Lord Justice Sullivan:

52.

I agree that the appeal should be dismissed for the reasons given by Toulson LJ.

Lord Justice Pill:

53.

I agree. This is a dispute between two determined people, Mr Richard Hayden and Mrs Dianne Charlton, who clash as neighbours because the claimants’ intention to use land for industrial purposes clashes with the enjoyment of Mrs Charlton’s land for residential purposes. This is not an unusual situation but has in this case led to litigation which both parties say they do not want. Mr Carver, the other defendant, perseveres, as I see it, only with the intention of assisting Mrs Charlton.

54.

Efforts were made by the court at the hearing to bring things to an end. Toulson LJ has described events. Provided the appeal is dismissed with costs persistence in the existing publications will end, Mrs Charlton says, provided the harassment of her ends but she sought to remain the judge of what amounts to harassment. The court was, of course, unable to make a detailed enquiry into what is and what is not in the circumstances harassment and still less to make directions regulating the activities of either party.

55.

I have mentioned the future first to make clear to the parties that they should make every effort, as Toulson LJ has said, to settle their differences and not to trouble themselves or the courts with them. Neither party is likely to persuade the other to be a good neighbour, or to cease to be a neighbour, but it is much to be hoped that they can manage to live as neighbours with a minimum of friction.

56.

As to the claimants’ appeal, I agree with the conclusion of Toulson LJ, and for the reasons he gives.
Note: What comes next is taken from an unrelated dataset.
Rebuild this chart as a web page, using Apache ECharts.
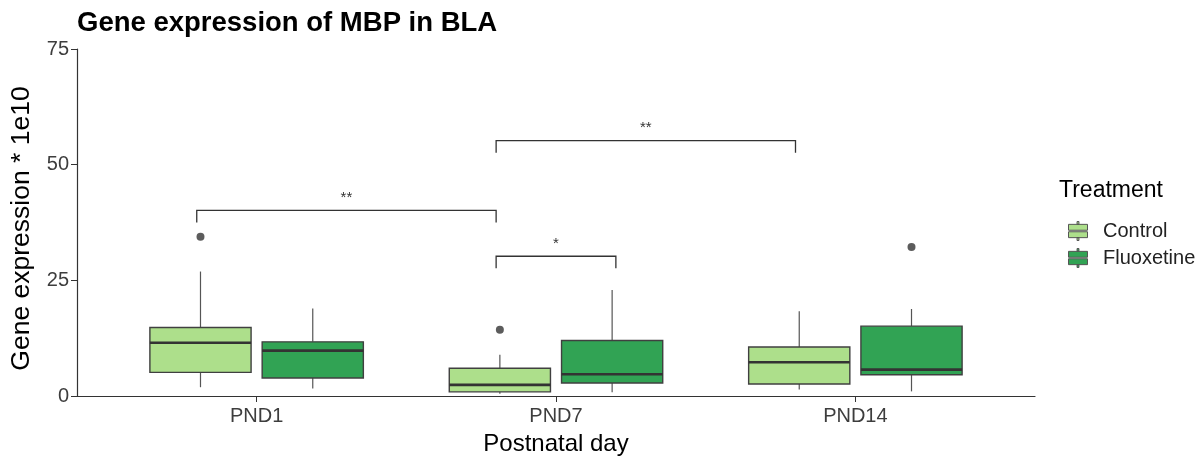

Assuming, for present purposes, that the repeated breaches of court orders were the responsibility not of the claimants but of their then solicitor, it would not be appropriate for the defendants, litigants in person who have conducted the court proceedings in an exemplary manner throughout, to face a re-opened claim. Moreover, the claimants did not make a claim for a considerable time after the alleged cause of action arose. Mr Hayden accepted that he himself was responsible for a delay of almost a month (19 March-13 April 2010) in supplying the solicitor with documents. The claimants did pursue development, at least in one respect, without planning permission. The conduct of the claimants on particular occasions, alleged by Mrs Charlton to have occurred, is now well in the past.

57.

Of course, I understand the claimants’ continuing wish to vindicate their reputations against the allegations made, and particularly the more general allegations. The publications continue. However, as Sullivan LJ explained in the course of the hearing, strong feelings and strongly expressed views are a not uncommon feature of planning disputes and disputes of this kind.

58.

In the circumstances, I would expect the claimants to be cautious about bringing a fresh claim. Issues as to curtailing the scope of the claims and as to abuse of process may arise as they did, for example, in Kaschke v Osler [2010] EWHC 1075 and Kaschke v Gray [2010] EWHC 1907. Article 6 considerations have been raised at Strasbourg in relation to libel proceedings (Peniazek v Poland [2004] ECHR 62179/00) (criminal libel) and other cases. These cases were not cited during the hearing of the appeal, and rightly so.

59.

Equally, if her wish to be free of litigation is genuine, I would expect Mrs Charlton to be cautious about publishing fresh allegations, and even further publishing existing material, which may encourage further litigation. Mrs Charlton and Mr Carver should also be conscious of the costs they would probably incur if unsuccessful in defending a claim.

60.

I agree that the appeal should be dismissed.